Make Your Own Earthquake

These instruments measure and record earthquake vibrations. The center and right drums in the seismograph case connect to a seismometer in the bedrock beneath the building. It detects regional and global earthquakes.

You can make your own earthquake now by jumping up and down. The seismometer detects the floor vibrations and sends signals to the left drum in the case. The squiggles on the paper record the vibrations from your personal earthquake.

Notable Earthquakes

San Francisco

1906

At 5:12 a.m. on April 18, 1906, the city of San Francisco shook for just over a minute as the San Andreas Fault ruptured. The magnitude 7.8 earthquake leveled buildings throughout the devastated city. Rubble burned in a firestorm that lasted three days, and at least 3,000 people died in the catastrophe.

Northridge

1994

The January 17, 1994, Northridge earthquake was the strongest to hit Los Angeles in more than 20 years. It caused billions of dollars in damage to buildings, parking garages, and highway overpasses. The magnitude 6.7 earthquake hit early in the morning (like its 1906 counterpart), but only 57 people died. Strong building codes saved many structures from severe damage.

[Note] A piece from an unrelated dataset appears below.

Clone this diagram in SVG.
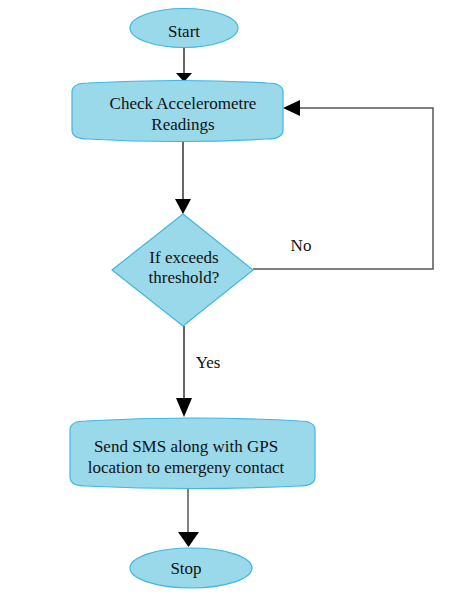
<svg xmlns="http://www.w3.org/2000/svg" width="471" height="607" viewBox="0 0 471 607">
<style>
.n{fill:#99d9ea;stroke:#3fb6e4;stroke-width:1.2}
.t{font-family:"Liberation Serif","Times New Roman",serif;font-size:17px;fill:#111;text-anchor:middle}
.c{fill:none;stroke:#000;stroke-width:1.2}
.g{fill:none;stroke:#555;stroke-width:1.5}
.h{fill:#000}
</style>
<rect width="471" height="607" fill="#fff"/>
<g id="connectors">
<line class="c" x1="184" y1="47" x2="184" y2="74"/>
<polygon class="h" points="176,73 192,73 184,82"/>
<line class="c" x1="183" y1="140" x2="183" y2="200"/>
<polygon class="h" points="175,199 191,199 183,214"/>
<polyline class="g" points="253,269 433,269 433,108 298,108"/>
<polygon class="h" points="300,100 300,116 283,108"/>
<text class="t" x="301" y="251">No</text>
<line class="c" x1="184" y1="326" x2="184" y2="399"/>
<polygon class="h" points="176,398 192,398 184,417"/>
<text class="t" x="208" y="368">Yes</text>
<line class="g" x1="188" y1="487" x2="188" y2="533"/>
<polygon class="h" points="178,532 199,532 188.5,547"/>
</g>
<g id="start">
<ellipse class="n" cx="184" cy="28" rx="54" ry="19.5"/>
<text class="t" x="184" y="37">Start</text>
</g>
<g id="check">
<path class="n" d="M72,92 Q72,83 88,83 Q177,78 267,83 Q283,83 283,92 V130 Q283,139 267,139 Q177,144 88,139 Q72,139 72,130 Z"/>
<text class="t" x="183" y="109">Check Accelerometre</text>
<text class="t" x="183" y="130">Readings</text>
</g>
<g id="decision">
<polygon class="n" points="183,214 253,270 183,326 112,270"/>
<text class="t" x="184" y="263">If exceeds</text>
<text class="t" x="184" y="283">threshold?</text>
</g>
<g id="send">
<path class="n" d="M70,430 Q70,421 86,421 Q192,415 299,421 Q315,421 315,430 V477 Q315,486 299,486 Q192,491 86,486 Q70,486 70,477 Z"/>
<text class="t" x="186" y="452">Send SMS along with GPS</text>
<text class="t" x="186" y="473">location to emergeny contact</text>
</g>
<g id="stop">
<ellipse class="n" cx="191" cy="568" rx="61" ry="20"/>
<text class="t" x="186" y="574">Stop</text>
</g>
</svg>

Zeiss Mark IV Planetarium Projector

1964–2002

This one-ton opto-mechanical projector was the heart of the Griffith Observatory planetarium theater from 1964 (when it replaced the original Zeiss Mark II instrument) until 2002. It projected a realistic sky complete with 8,900 stars, as well as the planets, Sun, and Moon. It could also show the stars thousands of years in the past or future.

Projecting the Stars

A pair of thousand-watt lamps in the star balls of this Zeiss planetarium instrument projected light onto 32 plates. Each was perforated with one hole for every star’s position, plotted from a precise celestial map like the one here and on the wall in front of you. Stars were then projected onto the dome by lenses. Instruments inside the central cage produced the Sun, Moon, and five of the planets.

Modeling the Sky

Throughout history, people devised machines to explain sky motions. The orrery mimicked the planets’ motions as seen from “outside” the solar system. The planetarium projector puts observers “inside” the sky and shows the stars as seen from Earth. Digital systems use video to let viewers explore the cosmos through animations. The Samuel Oschin Planetarium theater has a star projector and a video system to simulate the universe.